━━ RECORDS PROVIDED

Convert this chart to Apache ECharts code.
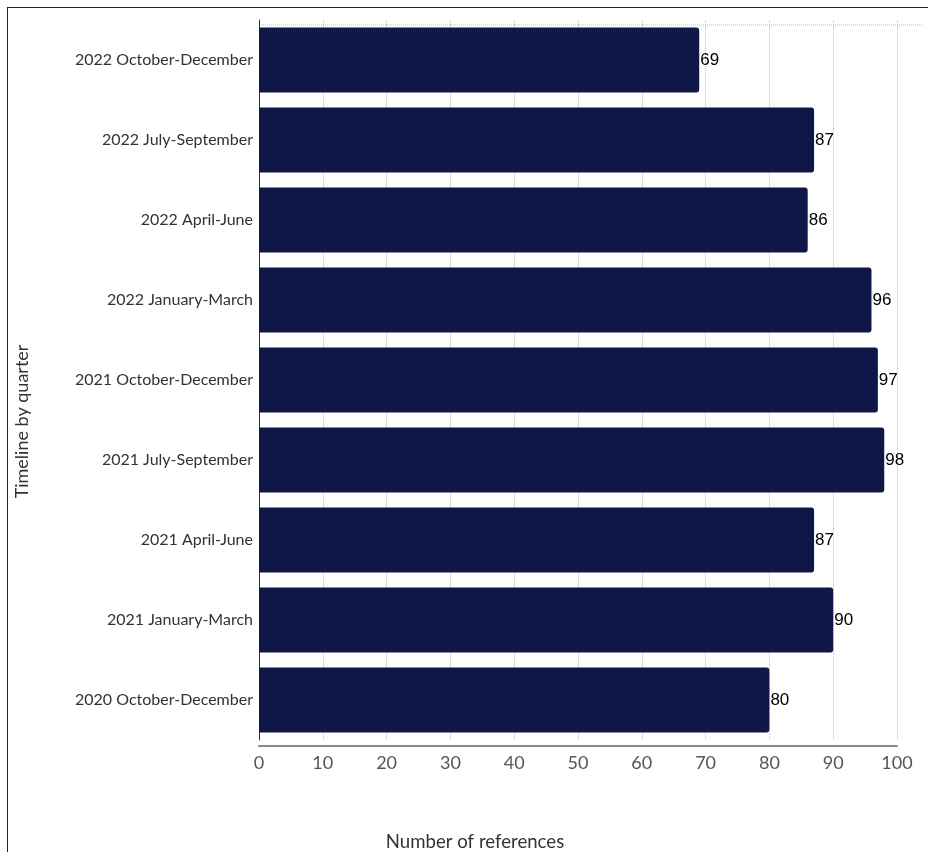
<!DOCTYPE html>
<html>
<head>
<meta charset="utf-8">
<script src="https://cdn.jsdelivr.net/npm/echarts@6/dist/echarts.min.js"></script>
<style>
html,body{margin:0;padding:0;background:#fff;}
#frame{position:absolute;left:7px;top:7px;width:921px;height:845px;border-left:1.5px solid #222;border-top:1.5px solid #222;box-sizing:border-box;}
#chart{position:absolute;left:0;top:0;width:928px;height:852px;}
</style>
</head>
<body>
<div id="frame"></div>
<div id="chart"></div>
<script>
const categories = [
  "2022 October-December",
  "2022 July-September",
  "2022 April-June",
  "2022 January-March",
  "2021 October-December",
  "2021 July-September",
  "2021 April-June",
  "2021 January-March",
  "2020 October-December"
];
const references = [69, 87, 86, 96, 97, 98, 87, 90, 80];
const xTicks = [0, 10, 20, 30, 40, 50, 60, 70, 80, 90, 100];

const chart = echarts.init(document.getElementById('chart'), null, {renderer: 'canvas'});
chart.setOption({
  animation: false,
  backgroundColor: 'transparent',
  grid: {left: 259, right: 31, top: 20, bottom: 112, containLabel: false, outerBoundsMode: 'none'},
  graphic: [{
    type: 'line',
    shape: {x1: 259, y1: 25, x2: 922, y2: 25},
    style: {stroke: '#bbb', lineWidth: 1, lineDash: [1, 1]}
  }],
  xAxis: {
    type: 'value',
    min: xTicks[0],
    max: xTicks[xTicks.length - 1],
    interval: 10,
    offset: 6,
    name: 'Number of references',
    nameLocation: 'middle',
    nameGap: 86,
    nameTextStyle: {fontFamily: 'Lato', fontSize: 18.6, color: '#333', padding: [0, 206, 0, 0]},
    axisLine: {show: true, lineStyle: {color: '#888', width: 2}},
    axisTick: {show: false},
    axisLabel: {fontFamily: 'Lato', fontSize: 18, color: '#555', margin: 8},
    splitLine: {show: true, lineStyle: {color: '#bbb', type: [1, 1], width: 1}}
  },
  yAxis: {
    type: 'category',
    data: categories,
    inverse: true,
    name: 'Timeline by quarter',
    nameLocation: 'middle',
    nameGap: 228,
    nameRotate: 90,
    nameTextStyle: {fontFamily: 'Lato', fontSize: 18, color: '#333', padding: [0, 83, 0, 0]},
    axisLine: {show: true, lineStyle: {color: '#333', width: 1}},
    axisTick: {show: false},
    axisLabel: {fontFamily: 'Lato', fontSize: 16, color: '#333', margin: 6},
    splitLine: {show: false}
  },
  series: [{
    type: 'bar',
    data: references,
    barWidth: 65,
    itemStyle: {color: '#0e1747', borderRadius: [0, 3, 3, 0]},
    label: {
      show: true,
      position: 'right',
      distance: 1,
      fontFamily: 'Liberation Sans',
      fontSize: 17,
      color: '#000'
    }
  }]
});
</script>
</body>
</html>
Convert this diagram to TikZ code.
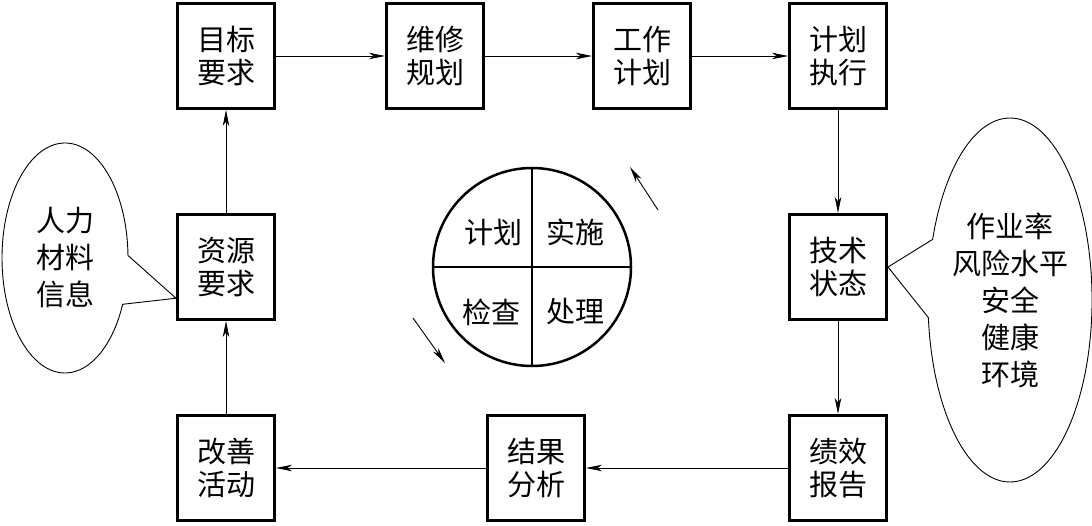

━━━━

• PROBLEM TO SOLVE
Quote all the records verbatim, dropping any pictures from your copy.

• RESPONSE
Convert this chart to Apache ECharts code.
<!DOCTYPE html>
<html>
<head>
<meta charset="utf-8">
<script src="https://cdn.jsdelivr.net/npm/echarts@6/dist/echarts.min.js"></script>
<style>
html,body{margin:0;padding:0;background:#fff;}
#frame{position:absolute;left:7px;top:7px;width:921px;height:845px;border-left:1.5px solid #222;border-top:1.5px solid #222;box-sizing:border-box;}
#chart{position:absolute;left:0;top:0;width:928px;height:852px;}
</style>
</head>
<body>
<div id="frame"></div>
<div id="chart"></div>
<script>
const categories = [
  "2022 October-December",
  "2022 July-September",
  "2022 April-June",
  "2022 January-March",
  "2021 October-December",
  "2021 July-September",
  "2021 April-June",
  "2021 January-March",
  "2020 October-December"
];
const references = [69, 87, 86, 96, 97, 98, 87, 90, 80];
const xTicks = [0, 10, 20, 30, 40, 50, 60, 70, 80, 90, 100];

const chart = echarts.init(document.getElementById('chart'), null, {renderer: 'canvas'});
chart.setOption({
  animation: false,
  backgroundColor: 'transparent',
  grid: {left: 259, right: 31, top: 20, bottom: 112, containLabel: false, outerBoundsMode: 'none'},
  graphic: [{
    type: 'line',
    shape: {x1: 259, y1: 25, x2: 922, y2: 25},
    style: {stroke: '#bbb', lineWidth: 1, lineDash: [1, 1]}
  }],
  xAxis: {
    type: 'value',
    min: xTicks[0],
    max: xTicks[xTicks.length - 1],
    interval: 10,
    offset: 6,
    name: 'Number of references',
    nameLocation: 'middle',
    nameGap: 86,
    nameTextStyle: {fontFamily: 'Lato', fontSize: 18.6, color: '#333', padding: [0, 206, 0, 0]},
    axisLine: {show: true, lineStyle: {color: '#888', width: 2}},
    axisTick: {show: false},
    axisLabel: {fontFamily: 'Lato', fontSize: 18, color: '#555', margin: 8},
    splitLine: {show: true, lineStyle: {color: '#bbb', type: [1, 1], width: 1}}
  },
  yAxis: {
    type: 'category',
    data: categories,
    inverse: true,
    name: 'Timeline by quarter',
    nameLocation: 'middle',
    nameGap: 228,
    nameRotate: 90,
    nameTextStyle: {fontFamily: 'Lato', fontSize: 18, color: '#333', padding: [0, 83, 0, 0]},
    axisLine: {show: true, lineStyle: {color: '#333', width: 1}},
    axisTick: {show: false},
    axisLabel: {fontFamily: 'Lato', fontSize: 16, color: '#333', margin: 6},
    splitLine: {show: false}
  },
  series: [{
    type: 'bar',
    data: references,
    barWidth: 65,
    itemStyle: {color: '#0e1747', borderRadius: [0, 3, 3, 0]},
    label: {
      show: true,
      position: 'right',
      distance: 1,
      fontFamily: 'Liberation Sans',
      fontSize: 17,
      color: '#000'
    }
  }]
});
</script>
</body>
</html>
Convert this diagram to TikZ code.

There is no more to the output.